In some cases, it may be possible to eliminate the focused reflection by replacing the windows. Most standard IG units are made with single-strength 3/32-inch-thick glass, but double-strength 1/8-inch-thick glass is less likely to deflect even when there is a pressure differential, and therefore less likely to create focused beams of sunlight.

Only a few cases of thermal distortion have been reported in the western U.S., and the NAHB report suggests that capillary tubes may be the reason for that. Capillary tubes equalize air pressure inside and outside of IG units and are required by most building codes for homes at elevations higher than 5,000 feet. It might be difficult to locate windows equipped with capillary tubes east of the Mississippi River, but it’s a low-cost option that could solve some thermal distortion problems. However, insulated glass with capillary tubes can’t be gas-filled, so energy performance suffers. In fact, with stricter energy standards, local codes in cold climates may not even allow windows manufactured with capillary tubes or clear (rather than low-E) insulated glass.

In cases where the reflecting windows are on a neighboring home, it may be easier to address the affected cladding than the heat source. Simply replacing the vinyl with the same product won’t fix the problem, obviously, so some builders choose to replace damaged vinyl siding with fiber cement or other claddings that aren’t affected by heat.

Another option is to use specially formulated heat-resistant vinyl siding. Vinyl siding panels typically consist of an extruded PVC substrate covered by a capstock that gives the siding its appearance and weathering ability. But manufacturers can substitute a CPVC substrate, which has a 220°F melting point, for the standard PVC substrate. Because CPVC is more difficult to work with and harder on extruding equipment than PVC, says Brian Martucci of The Foundry, a vinyl siding manufacturer, costs for this type of vinyl siding are considerably higher than for standard PVC siding, and availability is limited. “We don’t sell the product as part of our listed offering, but make it available if we have a claim involving intensified sunlight from a window or skylight,” says Martucci. Some styles of siding can also be made with polypropylene, which has a higher distortion temperature than PVC but is more likely to fade, Martucci says.

Product defect or design flaw? Most vinyl siding manufacturers now specifically exclude damage caused by excessive reflective heat from warranty coverage, though some may be willing to bend the rules on a case-by-case basis, as Martucci suggests. Meanwhile, the VSI hints that manufacturers are working on improvements to vinyl siding that would raise its melting point beyond 200°F, but these are still in the development stage, according to the NAHB report.

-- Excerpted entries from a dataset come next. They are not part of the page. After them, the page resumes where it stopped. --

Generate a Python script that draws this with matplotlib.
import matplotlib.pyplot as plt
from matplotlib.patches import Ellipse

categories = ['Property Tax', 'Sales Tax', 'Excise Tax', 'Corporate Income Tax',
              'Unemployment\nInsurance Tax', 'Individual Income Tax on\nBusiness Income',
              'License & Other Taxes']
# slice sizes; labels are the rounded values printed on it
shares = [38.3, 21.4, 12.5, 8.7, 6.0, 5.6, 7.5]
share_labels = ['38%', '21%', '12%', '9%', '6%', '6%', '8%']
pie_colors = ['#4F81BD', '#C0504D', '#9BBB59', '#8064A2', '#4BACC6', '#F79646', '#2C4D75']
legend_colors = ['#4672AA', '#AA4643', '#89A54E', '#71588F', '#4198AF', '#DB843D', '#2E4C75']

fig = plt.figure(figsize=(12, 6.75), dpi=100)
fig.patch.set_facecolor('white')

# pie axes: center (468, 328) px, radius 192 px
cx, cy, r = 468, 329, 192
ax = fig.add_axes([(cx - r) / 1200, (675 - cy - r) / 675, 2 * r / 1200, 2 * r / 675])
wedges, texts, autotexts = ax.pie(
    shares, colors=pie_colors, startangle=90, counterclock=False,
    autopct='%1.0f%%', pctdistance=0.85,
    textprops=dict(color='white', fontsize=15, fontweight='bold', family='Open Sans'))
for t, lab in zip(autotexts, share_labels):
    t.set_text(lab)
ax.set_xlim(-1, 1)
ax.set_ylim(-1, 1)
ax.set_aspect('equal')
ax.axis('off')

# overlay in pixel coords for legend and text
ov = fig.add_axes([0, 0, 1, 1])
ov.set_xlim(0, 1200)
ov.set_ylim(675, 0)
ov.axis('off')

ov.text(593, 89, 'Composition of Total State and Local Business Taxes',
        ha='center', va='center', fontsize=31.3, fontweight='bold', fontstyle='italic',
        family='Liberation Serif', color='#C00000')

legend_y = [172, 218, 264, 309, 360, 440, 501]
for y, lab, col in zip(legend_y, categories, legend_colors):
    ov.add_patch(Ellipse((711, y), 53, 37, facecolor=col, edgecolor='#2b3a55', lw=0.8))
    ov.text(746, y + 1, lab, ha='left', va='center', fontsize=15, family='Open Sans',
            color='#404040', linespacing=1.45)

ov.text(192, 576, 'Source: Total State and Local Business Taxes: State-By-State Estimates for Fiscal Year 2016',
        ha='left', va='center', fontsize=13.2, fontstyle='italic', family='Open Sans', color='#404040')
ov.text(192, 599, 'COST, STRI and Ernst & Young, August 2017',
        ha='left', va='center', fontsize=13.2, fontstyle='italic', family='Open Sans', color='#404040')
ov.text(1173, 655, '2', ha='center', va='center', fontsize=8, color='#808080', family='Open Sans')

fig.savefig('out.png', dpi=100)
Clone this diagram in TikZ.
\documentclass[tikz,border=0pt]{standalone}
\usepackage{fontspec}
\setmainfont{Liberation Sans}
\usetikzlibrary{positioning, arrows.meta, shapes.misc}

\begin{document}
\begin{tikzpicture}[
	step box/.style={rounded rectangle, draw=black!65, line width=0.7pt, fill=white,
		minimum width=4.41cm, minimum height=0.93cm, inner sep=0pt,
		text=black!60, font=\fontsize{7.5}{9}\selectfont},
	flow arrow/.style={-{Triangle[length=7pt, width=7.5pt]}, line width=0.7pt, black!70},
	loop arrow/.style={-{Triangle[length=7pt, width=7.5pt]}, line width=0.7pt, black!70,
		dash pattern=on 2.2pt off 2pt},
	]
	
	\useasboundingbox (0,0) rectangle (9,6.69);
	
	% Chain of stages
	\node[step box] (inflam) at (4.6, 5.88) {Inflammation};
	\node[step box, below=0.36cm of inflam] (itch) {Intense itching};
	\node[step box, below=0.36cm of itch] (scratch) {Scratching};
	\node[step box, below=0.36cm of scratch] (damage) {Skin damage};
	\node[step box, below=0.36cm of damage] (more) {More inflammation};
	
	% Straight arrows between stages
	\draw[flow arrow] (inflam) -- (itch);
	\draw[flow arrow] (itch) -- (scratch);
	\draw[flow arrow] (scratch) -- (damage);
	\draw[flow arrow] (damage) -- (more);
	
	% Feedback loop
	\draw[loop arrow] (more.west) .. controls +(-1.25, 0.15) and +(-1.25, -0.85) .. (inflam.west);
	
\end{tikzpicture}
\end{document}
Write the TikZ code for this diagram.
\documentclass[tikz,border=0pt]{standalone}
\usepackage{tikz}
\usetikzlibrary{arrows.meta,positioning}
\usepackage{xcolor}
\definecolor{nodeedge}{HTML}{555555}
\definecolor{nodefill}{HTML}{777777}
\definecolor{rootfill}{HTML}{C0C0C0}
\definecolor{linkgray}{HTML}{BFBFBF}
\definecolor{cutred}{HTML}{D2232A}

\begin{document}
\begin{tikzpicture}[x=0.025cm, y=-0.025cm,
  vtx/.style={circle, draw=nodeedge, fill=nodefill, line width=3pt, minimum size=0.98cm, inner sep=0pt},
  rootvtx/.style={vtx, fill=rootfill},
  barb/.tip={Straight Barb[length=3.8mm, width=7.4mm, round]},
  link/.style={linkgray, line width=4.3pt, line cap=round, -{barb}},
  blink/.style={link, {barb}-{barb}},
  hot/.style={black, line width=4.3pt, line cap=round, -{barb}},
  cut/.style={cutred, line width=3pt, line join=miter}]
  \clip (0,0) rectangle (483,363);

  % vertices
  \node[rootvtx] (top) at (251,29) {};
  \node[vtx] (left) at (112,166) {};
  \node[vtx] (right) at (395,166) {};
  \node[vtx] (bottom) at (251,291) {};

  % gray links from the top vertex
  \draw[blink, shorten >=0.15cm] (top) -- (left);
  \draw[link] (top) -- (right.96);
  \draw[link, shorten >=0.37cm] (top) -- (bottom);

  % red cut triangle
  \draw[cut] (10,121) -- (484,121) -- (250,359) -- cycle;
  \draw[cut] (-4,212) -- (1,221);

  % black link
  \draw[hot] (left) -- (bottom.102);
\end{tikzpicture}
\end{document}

Until that happens, the best way to avoid thermal distortion problems is to carefully consider site conditions before installing any cladding that will start to melt at 160°F, since few homes are being built these days without insulated glass windows. If there is considerable reflected solar radiation (such as in a dense development), or if the building design contains heat-blocking alcoves, overhangs, or corners, vinyl siding might be a risky choice. Choosing a higher-quality vinyl siding that has high solar reflectivity (typically a light-colored vinyl with a solar absorption of less than 50 percent) may lower the risk of damage, but it will not eliminate it. — Andrew Wormer

Chinese Drywall Ruling Favors Homeowners

A federal judge has awarded $2.6 million in damages to the owners of seven Virginia homes built with defective Chinese drywall. U.S. District Court Judge Eldon E. Fallon’s much-anticipated decision, handed down in April, is widely viewed as a bellwether case for thousands of additional cases now pending (see “Chinese Drywall Liability: Who’s on the Hook?,” 12/09). The 108-page decision finds that satisfactory repair of the affected homes requires the removal of all drywall, electrical wiring, hvac equipment, appliances, carpeting, trim, and flooring. “The alternative remedies to a complete remediation that have been tried or suggested, such as selective identification and removal of Chinese drywall, ‘cleaning’ corroded wires, switches, and contact points, leaving corroded wires and splicing wires, or making new junction boxes, will not make the plaintiff whole, will not be adequate from a scientific or practical standpoint, and will not provide safety and marketability to the homeowner,” the decision states.

Fallon’s ruling appears to go significantly further than the new interim remediation guidelines released by the U.S. Consumer Product Safety Commission several days earlier, which call for the removal of all “problem” drywall, electrical wiring and associated components, gas service piping, and sprinkler systems — but not hvac equipment or plumbing.

Yet to be decided is who will ultimately foot the bill for the mandated repair work. — Jon Vara


A Bakersfield, Calif., couple and their builder are headed to court over persistent foundation cracking. According to an engineering firm hired by the plaintiffs, the cracks — which first appeared soon after the home was completed seven years ago — are caused by an underlying earthquake fault that should have been detected during construction. The builder, Lenox Homes (not to be confused with the modular home builder Lennox Homes), contends that the homeowners have not cooperated with repair efforts and have yet to demonstrate the fault even exists. “If it’s there we don’t know about it,” Lenox president David Cates told KBAK/KBFX. “Nobody’s known about it. The city didn’t know about it, Kern County didn’t know about it, the engineer didn’t know about it.”

Although a plague of misbegotten rabbits isn’t the sort of problem ordinarily associated with a structural failure, that was the result when heavy snows took down the roof of a tennis-court complex at a prestigious rabbit exhibition in Nykoping, Sweden, last month. According to the Swedish news agency TT, the collapse broke open many of the cages, allowing the occupants to hop about in the debris and breed like, well, rabbits. At least 50 exhibitors report that their recovered animals have since given birth to surprise litters, including such oddities as Dwarf Hotot/British Giant hybrids. “They made new friends,” one rabbit breeder reportedly said. “The builders told me it was a veritable circus in there.”